__Task goal__
Your output is the lines from the first one to the one containing "import plotly.graph_objects as go", repeated exactly, with images left out.

[Figure scripts]
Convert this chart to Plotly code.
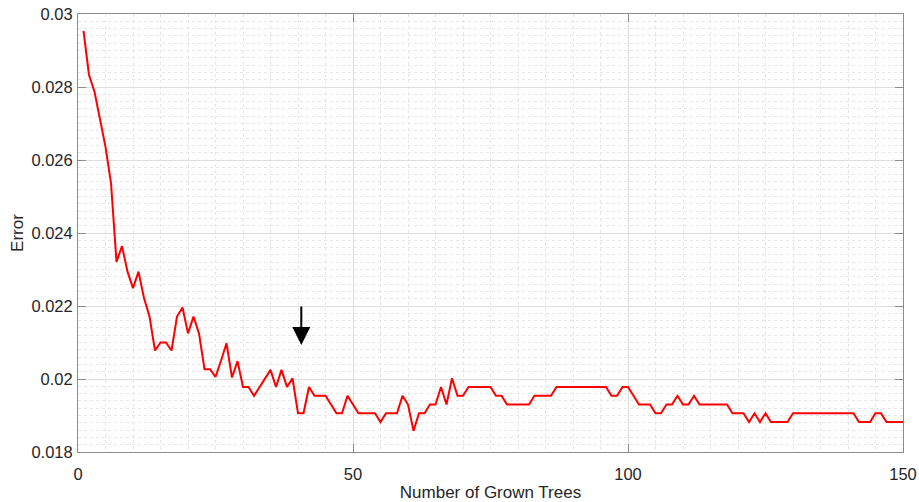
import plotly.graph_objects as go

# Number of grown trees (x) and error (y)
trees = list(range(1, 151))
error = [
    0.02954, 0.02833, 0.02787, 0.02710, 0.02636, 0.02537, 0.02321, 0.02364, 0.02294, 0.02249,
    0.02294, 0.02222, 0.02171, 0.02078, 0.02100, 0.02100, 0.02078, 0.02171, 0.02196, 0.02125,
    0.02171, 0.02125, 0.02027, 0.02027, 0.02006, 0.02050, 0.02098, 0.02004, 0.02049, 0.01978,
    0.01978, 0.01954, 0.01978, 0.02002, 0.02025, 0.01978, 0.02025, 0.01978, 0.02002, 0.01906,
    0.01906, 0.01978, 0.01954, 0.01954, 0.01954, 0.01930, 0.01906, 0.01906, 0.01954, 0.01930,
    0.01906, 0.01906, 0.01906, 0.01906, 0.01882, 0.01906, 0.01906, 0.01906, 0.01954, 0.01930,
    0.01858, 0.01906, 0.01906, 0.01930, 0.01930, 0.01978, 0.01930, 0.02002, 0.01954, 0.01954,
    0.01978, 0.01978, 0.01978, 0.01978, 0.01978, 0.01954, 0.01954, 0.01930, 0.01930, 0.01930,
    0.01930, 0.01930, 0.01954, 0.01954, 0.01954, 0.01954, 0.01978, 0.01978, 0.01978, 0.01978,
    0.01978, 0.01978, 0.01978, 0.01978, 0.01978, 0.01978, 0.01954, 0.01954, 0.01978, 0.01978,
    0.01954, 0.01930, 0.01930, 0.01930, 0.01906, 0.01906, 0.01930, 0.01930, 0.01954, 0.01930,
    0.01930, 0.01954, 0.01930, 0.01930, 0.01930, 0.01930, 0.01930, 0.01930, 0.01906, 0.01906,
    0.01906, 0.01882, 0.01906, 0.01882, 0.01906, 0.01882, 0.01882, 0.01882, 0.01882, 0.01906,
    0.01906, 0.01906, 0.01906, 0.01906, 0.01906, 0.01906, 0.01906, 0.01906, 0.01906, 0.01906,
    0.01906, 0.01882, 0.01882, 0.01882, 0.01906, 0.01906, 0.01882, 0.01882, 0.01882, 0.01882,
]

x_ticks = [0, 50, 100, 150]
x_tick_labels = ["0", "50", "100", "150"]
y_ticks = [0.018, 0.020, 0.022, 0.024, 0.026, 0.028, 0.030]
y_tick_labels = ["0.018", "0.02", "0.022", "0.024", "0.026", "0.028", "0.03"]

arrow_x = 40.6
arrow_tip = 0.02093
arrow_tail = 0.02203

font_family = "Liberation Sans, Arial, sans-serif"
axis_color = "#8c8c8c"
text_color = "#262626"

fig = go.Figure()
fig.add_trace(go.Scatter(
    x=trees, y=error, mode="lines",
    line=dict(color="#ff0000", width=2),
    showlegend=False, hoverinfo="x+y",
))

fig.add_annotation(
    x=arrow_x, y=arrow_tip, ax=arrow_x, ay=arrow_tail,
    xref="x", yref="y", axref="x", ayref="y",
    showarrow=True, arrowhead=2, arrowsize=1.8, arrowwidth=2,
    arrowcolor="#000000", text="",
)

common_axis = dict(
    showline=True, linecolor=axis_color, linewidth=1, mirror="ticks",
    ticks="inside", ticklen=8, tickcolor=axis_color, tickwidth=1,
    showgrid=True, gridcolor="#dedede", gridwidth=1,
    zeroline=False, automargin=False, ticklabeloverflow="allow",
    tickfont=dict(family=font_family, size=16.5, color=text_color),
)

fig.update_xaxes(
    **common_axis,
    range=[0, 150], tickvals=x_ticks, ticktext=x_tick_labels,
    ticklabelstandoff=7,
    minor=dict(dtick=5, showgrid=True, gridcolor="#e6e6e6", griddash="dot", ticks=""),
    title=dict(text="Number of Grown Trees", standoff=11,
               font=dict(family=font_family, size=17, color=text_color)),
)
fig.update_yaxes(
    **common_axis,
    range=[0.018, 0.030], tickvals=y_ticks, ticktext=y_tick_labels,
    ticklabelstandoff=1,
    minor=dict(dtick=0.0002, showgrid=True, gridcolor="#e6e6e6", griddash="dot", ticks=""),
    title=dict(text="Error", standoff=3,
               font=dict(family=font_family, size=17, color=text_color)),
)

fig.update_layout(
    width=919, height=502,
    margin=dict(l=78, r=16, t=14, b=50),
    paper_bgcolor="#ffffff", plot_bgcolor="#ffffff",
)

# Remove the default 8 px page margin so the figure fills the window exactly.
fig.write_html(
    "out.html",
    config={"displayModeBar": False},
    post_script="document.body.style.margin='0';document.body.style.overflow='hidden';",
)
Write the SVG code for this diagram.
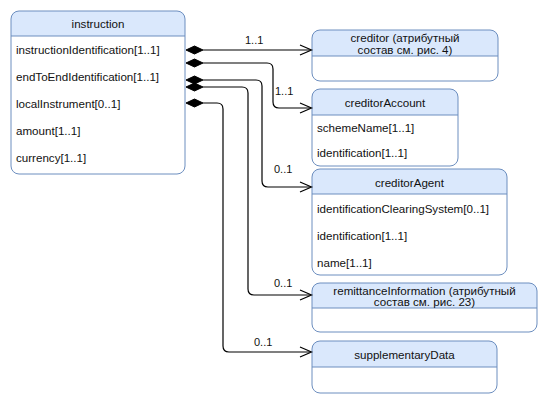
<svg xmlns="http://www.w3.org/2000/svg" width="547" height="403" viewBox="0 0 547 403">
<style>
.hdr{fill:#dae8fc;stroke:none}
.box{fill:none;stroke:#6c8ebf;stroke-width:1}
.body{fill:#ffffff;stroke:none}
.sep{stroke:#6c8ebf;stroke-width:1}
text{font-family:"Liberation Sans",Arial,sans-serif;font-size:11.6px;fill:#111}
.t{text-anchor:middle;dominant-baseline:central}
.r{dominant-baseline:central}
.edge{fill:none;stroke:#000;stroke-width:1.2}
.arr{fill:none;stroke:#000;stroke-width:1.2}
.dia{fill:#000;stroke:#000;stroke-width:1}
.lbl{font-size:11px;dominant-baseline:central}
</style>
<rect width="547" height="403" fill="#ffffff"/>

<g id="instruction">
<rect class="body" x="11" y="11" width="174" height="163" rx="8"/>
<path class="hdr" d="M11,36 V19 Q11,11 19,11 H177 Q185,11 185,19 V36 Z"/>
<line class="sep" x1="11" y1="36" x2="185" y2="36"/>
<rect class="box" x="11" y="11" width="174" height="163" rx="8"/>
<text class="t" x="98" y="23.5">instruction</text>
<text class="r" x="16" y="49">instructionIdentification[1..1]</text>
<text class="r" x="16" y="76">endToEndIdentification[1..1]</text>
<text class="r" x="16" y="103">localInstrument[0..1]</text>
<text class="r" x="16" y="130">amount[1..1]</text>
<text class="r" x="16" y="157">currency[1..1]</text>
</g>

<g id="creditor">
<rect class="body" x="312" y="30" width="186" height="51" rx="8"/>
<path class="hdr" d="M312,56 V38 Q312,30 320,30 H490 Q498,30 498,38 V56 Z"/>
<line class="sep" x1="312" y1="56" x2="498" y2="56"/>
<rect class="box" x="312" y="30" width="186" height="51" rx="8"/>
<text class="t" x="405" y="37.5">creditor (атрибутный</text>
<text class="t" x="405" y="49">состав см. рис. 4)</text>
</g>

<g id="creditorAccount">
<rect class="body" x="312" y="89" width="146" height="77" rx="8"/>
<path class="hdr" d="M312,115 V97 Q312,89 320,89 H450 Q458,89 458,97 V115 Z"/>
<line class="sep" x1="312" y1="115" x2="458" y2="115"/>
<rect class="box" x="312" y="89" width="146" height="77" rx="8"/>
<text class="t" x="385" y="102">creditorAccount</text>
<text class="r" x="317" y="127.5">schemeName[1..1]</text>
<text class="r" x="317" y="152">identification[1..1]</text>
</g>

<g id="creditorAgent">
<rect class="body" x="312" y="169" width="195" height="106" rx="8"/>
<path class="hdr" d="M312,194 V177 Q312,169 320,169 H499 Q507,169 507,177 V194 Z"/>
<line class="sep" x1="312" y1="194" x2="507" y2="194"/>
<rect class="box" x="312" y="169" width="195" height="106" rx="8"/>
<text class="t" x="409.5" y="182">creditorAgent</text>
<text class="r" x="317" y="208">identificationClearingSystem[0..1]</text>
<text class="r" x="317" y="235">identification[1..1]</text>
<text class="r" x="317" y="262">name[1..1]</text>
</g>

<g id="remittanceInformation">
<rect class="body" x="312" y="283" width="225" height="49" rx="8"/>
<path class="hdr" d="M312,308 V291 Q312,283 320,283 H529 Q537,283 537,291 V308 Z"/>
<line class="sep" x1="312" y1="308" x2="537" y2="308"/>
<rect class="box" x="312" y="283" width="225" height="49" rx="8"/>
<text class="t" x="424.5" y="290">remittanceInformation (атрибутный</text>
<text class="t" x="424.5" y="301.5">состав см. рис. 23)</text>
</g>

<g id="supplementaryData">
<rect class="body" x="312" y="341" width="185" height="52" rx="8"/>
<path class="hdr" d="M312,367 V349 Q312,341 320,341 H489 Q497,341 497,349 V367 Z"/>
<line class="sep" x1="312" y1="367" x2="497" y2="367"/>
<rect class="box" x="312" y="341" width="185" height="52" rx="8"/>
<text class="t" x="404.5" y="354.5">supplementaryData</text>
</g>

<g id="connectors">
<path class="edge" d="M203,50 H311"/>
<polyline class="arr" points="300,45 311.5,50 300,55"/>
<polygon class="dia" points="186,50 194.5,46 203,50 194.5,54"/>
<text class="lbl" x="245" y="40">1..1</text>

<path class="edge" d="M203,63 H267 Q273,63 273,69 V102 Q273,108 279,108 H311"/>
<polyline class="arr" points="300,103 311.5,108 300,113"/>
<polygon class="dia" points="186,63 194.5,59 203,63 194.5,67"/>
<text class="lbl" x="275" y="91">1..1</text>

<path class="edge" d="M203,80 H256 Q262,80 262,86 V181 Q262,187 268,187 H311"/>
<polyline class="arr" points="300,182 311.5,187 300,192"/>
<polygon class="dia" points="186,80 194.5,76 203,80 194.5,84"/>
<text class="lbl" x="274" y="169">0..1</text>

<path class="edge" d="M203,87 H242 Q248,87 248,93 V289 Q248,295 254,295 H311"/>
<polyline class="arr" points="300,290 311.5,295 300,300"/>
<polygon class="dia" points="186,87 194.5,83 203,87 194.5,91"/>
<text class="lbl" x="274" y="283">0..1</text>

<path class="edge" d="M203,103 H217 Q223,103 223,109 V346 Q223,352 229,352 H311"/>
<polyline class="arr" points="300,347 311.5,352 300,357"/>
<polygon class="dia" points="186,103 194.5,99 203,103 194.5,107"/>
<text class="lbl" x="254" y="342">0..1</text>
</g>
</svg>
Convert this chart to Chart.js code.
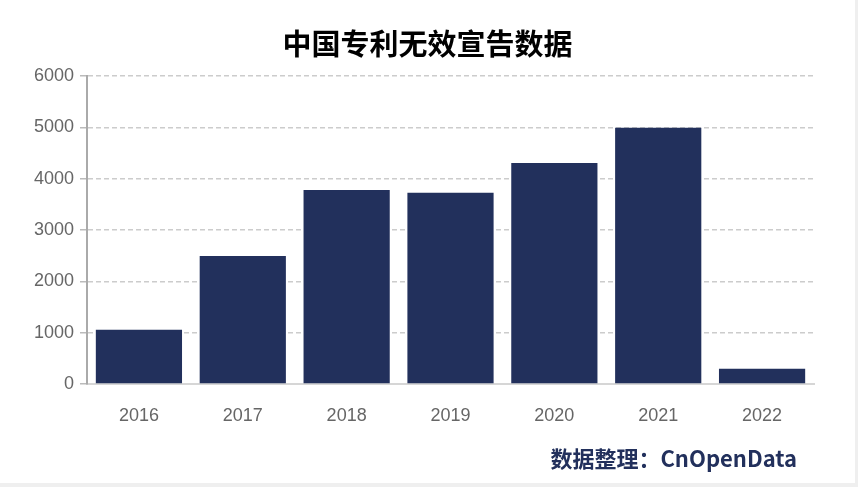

__Output for this task__
Convert this chart to Plotly code.
import plotly.graph_objects as go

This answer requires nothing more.